If you're on the lookout for income options on the Australian share market, then you're in luck.
Right now there are a large number of dividend shares offering generous yields in this low interest rate environment.
Three dividend shares that I would consider buying this week are listed below. Here's why I like them:
Stockland Corporation Ltd (ASX: SGP)
I think this diversified property company could be worth considering. Stockland is a developer and manager of properties including retirement villages, housing estates, and shopping centres. Although the company admittedly had a softer than expected first half to FY 2020, management appears confident that its earnings will be skewed to the second half. In light of this, it declared an interim distribution of 13.5 cents per share and reaffirmed its plan to pay a 27.6 cents per share full year distribution. This is the equivalent of a 5.3% yield.
Sydney Airport Holdings Pty Ltd (ASX: SYD)
Once the coronavirus situation eases, I think it would be worth picking up the shares of this airport operator. As the main gateway into Australia, I believe Sydney Airport is well-placed for growth over the next decade as tourism grows and more and more passengers pass through its gates. Another positive is its growing ancillary revenues which are supporting the growth of its core business. A recent pullback in its share price means that Sydney Airport's shares now offer an estimated forward 4.8% dividend yield.

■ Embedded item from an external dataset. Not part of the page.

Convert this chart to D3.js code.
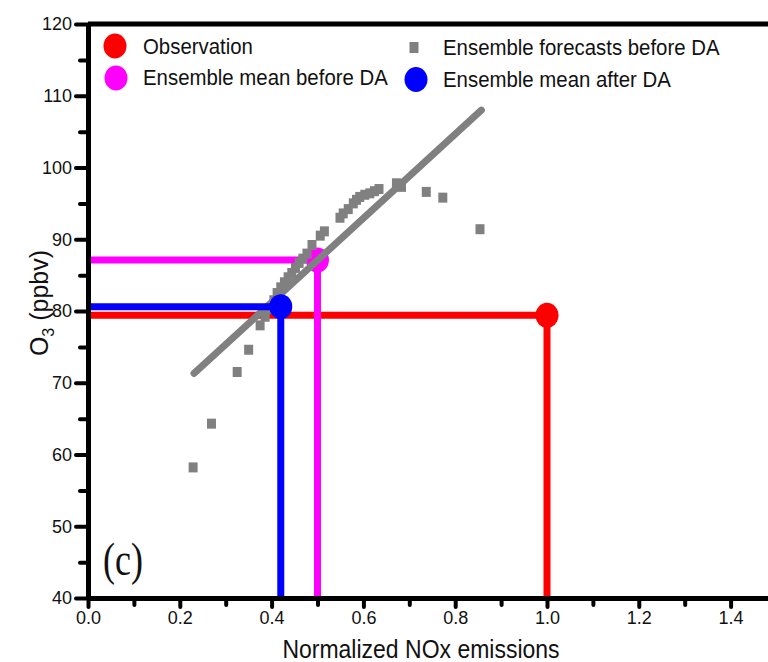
<!DOCTYPE html>
<html>
<head>
<meta charset="utf-8">
<script src="https://cdn.jsdelivr.net/npm/d3@7"></script>
<style>
  html, body { margin: 0; padding: 0; background: #ffffff; }
  svg { display: block; }
</style>
</head>
<body>
<svg id="chart" width="768" height="662"></svg>
<script>
// ---------------- data ----------------
const xMajorTicks = [0.0, 0.2, 0.4, 0.6, 0.8, 1.0, 1.2, 1.4];
const xMinorTicks = [0.1, 0.3, 0.5, 0.7, 0.9, 1.1, 1.3];
const xTickLabels = ["0.0", "0.2", "0.4", "0.6", "0.8", "1.0", "1.2", "1.4"];
const yMajorTicks = [40, 50, 60, 70, 80, 90, 100, 110, 120];
const yMinorTicks = [45, 55, 65, 75, 85, 95, 105, 115];
const yTickLabels = ["40", "50", "60", "70", "80", "90", "100", "110", "120"];

// Ensemble forecasts before DA (normalized NOx, O3 ppbv)
const forecastNOx = [0.229, 0.269, 0.325, 0.350, 0.375, 0.386, 0.396, 0.405, 0.412, 0.420,
                     0.428, 0.436, 0.444, 0.452, 0.460, 0.468, 0.477, 0.488, 0.506, 0.515,
                     0.549, 0.556, 0.567, 0.578, 0.585, 0.592, 0.603, 0.614, 0.624, 0.634,
                     0.672, 0.683, 0.737, 0.773, 0.854];
const forecastO3  = [58.2, 64.3, 71.5, 74.6, 78.0, 79.2, 80.3, 81.5, 82.5, 83.3,
                     84.0, 84.7, 85.3, 86.0, 86.7, 87.3, 88.0, 89.2, 90.5, 91.1,
                     93.0, 93.6, 94.2, 95.0, 95.5, 95.9, 96.2, 96.4, 96.7, 97.0,
                     97.8, 97.3, 96.6, 95.8, 91.4];

// Linear fit through the ensemble
const fitNOx = [0.231, 0.857];
const fitO3  = [71.3, 108.0];

// Observation and ensemble means  [NOx, O3]
const observation = [1.0, 79.4];
const meanBefore  = [0.5, 87.1];
const meanAfter   = [0.42, 80.6];

const legendLabels = ["Observation", "Ensemble mean before DA", "Ensemble forecasts before DA", "Ensemble mean after DA"];

// ---------------- layout ----------------
const svg = d3.select("#chart");
const X0 = 88, Y0 = 598, YT = 24;
const x = d3.scaleLinear().domain([0, 1.5]).range([X0, X0 + 1.5 * 459]);
const y = d3.scaleLinear().domain([40, 120]).range([Y0, YT]);

const RED = "#ff0000", MAG = "#ff00ff", BLUE = "#0000ff", GRAY = "#808080";
const font = "'Liberation Sans', Arial, Helvetica, sans-serif";

// ---------------- marks ----------------
const marks = svg.append("g");
const LW = 7;

function guide(pt, color) {
  marks.append("line")
    .attr("x1", x(0)).attr("x2", x(pt[0]))
    .attr("y1", y(pt[1])).attr("y2", y(pt[1]))
    .attr("stroke", color).attr("stroke-width", LW);
  marks.append("line")
    .attr("x1", x(pt[0])).attr("x2", x(pt[0]))
    .attr("y1", y(40)).attr("y2", y(pt[1]))
    .attr("stroke", color).attr("stroke-width", LW);
}
function dot(pt, color) {
  marks.append("ellipse")
    .attr("cx", x(pt[0])).attr("cy", y(pt[1]))
    .attr("rx", 11.5).attr("ry", 12.5)
    .attr("fill", color);
}

guide(observation, RED);
guide(meanBefore, MAG);
dot(meanBefore, MAG);

// ensemble forecasts
marks.append("g").selectAll("rect")
  .data(forecastNOx.map((v, i) => [v, forecastO3[i]]))
  .join("rect")
  .attr("x", d => x(d[0]) - 4.5)
  .attr("y", d => y(d[1]) - 5)
  .attr("width", 9).attr("height", 10)
  .attr("fill", GRAY);

// fit line
marks.append("path")
  .datum(fitNOx.map((v, i) => [v, fitO3[i]]))
  .attr("d", d3.line().x(d => x(d[0])).y(d => y(d[1])))
  .attr("stroke", GRAY).attr("stroke-width", 7)
  .attr("stroke-linecap", "round").attr("fill", "none");

guide(meanAfter, BLUE);
dot(meanAfter, BLUE);
dot(observation, RED);

// ---------------- axes ----------------
function styleAxis(g) {
  g.selectAll(".domain").attr("stroke", "#000").attr("stroke-width", 5);
  g.selectAll(".tick line").attr("stroke", "#000").attr("stroke-width", 4)
    .attr("stroke-linecap", "round");
  g.selectAll(".tick text").attr("fill", "#111").attr("font-family", font)
    .attr("font-size", 18);
}

// minor ticks
svg.append("g").attr("transform", `translate(${X0},0)`)
  .call(d3.axisLeft(y).tickValues(yMinorTicks).tickSize(8).tickSizeOuter(0).tickFormat(""))
  .call(styleAxis);
svg.append("g").attr("transform", `translate(0,${Y0})`)
  .call(d3.axisBottom(x).tickValues(xMinorTicks).tickSize(7).tickSizeOuter(0).tickFormat(""))
  .call(styleAxis);

// major ticks
svg.append("g").attr("transform", `translate(${X0},0)`)
  .call(d3.axisLeft(y).tickValues(yMajorTicks).tickSize(12).tickSizeOuter(0).tickPadding(4)
        .tickFormat((d, i) => yTickLabels[i]))
  .call(styleAxis);
svg.append("g").attr("transform", `translate(0,${Y0})`)
  .call(d3.axisBottom(x).tickValues(xMajorTicks).tickSize(9).tickSizeOuter(0).tickPadding(4)
        .tickFormat((d, i) => xTickLabels[i]))
  .call(styleAxis);

// top frame line
svg.append("line")
  .attr("x1", X0).attr("x2", 768).attr("y1", YT).attr("y2", YT)
  .attr("stroke", "#000").attr("stroke-width", 5);

// ---------------- titles ----------------
svg.append("text")
  .attr("transform", "translate(421,658) scale(1,1.12)")
  .attr("text-anchor", "middle")
  .attr("font-family", font).attr("font-size", 23).attr("fill", "#111")
  .text("Normalized NOx emissions");

const yt = svg.append("text")
  .attr("transform", "translate(48,303) rotate(-90)")
  .attr("text-anchor", "middle")
  .attr("font-family", font).attr("font-size", 25).attr("fill", "#111");
yt.append("tspan").text("O");
yt.append("tspan").attr("font-size", 16).attr("dy", 6).text("3");
yt.append("tspan").attr("dy", -6).text(" (ppbv)");

svg.append("text")
  .attr("transform", "translate(103,575) scale(1,1.3)")
  .attr("font-family", "'Liberation Serif', 'Times New Roman', serif")
  .attr("font-size", 36).attr("fill", "#111")
  .text("(c)");

// ---------------- legend ----------------
const leg = svg.append("g");
const legendItems = [
  {label: legendLabels[0], kind: "dot", color: RED,  mx: 115, my: 46,   tx: 143, ty: 54},
  {label: legendLabels[1], kind: "dot", color: MAG,  mx: 116, my: 78,   tx: 143, ty: 85},
  {label: legendLabels[2], kind: "sq",  color: GRAY, mx: 414, my: 47.5, tx: 443, ty: 55},
  {label: legendLabels[3], kind: "dot", color: BLUE, mx: 416, my: 79.5, tx: 443, ty: 87}
];
legendItems.forEach(it => {
  if (it.kind === "dot") {
    leg.append("ellipse").attr("cx", it.mx).attr("cy", it.my)
      .attr("rx", 11.5).attr("ry", 12.5).attr("fill", it.color);
  } else {
    leg.append("rect").attr("x", it.mx - 4.5).attr("y", it.my - 5.5)
      .attr("width", 9).attr("height", 11).attr("fill", it.color);
  }
  leg.append("text")
    .attr("transform", `translate(${it.tx},${it.ty}) scale(1,1.1)`)
    .attr("font-family", font).attr("font-size", 20.4).attr("fill", "#111")
    .text(it.label);
});
</script>
</body>
</html>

Westpac Banking Corp (ASX: WBC)
A final dividend share to consider buying right now is Westpac. Its share price has fallen heavily over the last few months following its AML breaches. Whilst this is disappointing for shareholders, I believe it has created a buying opportunity for non-shareholders. Overall, I feel its shares offer a positive risk/reward for income investors that don't already have meaningful exposure to the banking sector. I estimate that they currently offer a fully franked forward 6.1% dividend yield.